Poco debe quedar ya por contar de Tarzán. O nada. Al menos, los responsables de la actualización que nos ocupa no lo han encontrado, y se han conformado con un discreto remedo del Greystoke de Christopher Lambert aderezado con acción arcana a lo Weissmuller pasada por el tamiz infográfico del King Kong de Jackson/Serkis. Resultado: un pastiche muy vistoso y eficaz sin sorpresa alguna.
Un hierático e inmutable Tarzán con el imponente aspecto nórdico del sueco Alexander Skarsgård – hijo del formidable Peter- se limita a cumplir con lo que se espera del personaje: habla poco y corre mucho. No necesita más con semejante anatomía.
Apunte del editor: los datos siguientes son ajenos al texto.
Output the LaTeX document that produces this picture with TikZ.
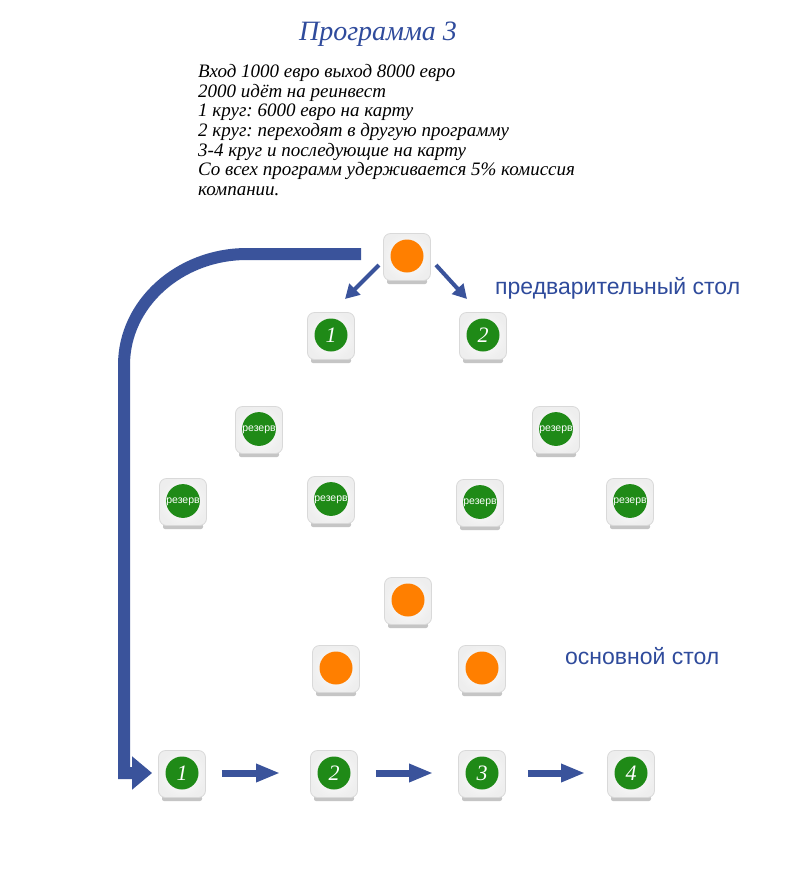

El argumento es esquemático y lineal como las instrucciones estivales de los cuadernos Santillana, y desde luego todos sabemos cómo acabará. Tarzán y Jane felices – Chita no sale, sino también lo sería- y el pérfido Christoph Waltz entre las fauces de algún bicho selvático – no diremos más para no incurrir en spoilers, aunque no nos engañemos, nadie esperaba otra cosa-.
Lo único destacable del film, a parte de un chiste testicular, procede directamente del departamento de postproducción digital: la marabunta a campo abierto, las estampidas selváticas, las carreras entre lianas o el cuerpo a cuerpo en la jungla entre humano y gorila, que remite directamente en versión zoológica a los duelos de Gladiator o Troya con su enérgico derroche de testosterona animal. El resto es convención y rutina. Apenas nada. Un entretenimiento tan trepidante como previsible. El ritmo y el ruido no siempre obran la diversión.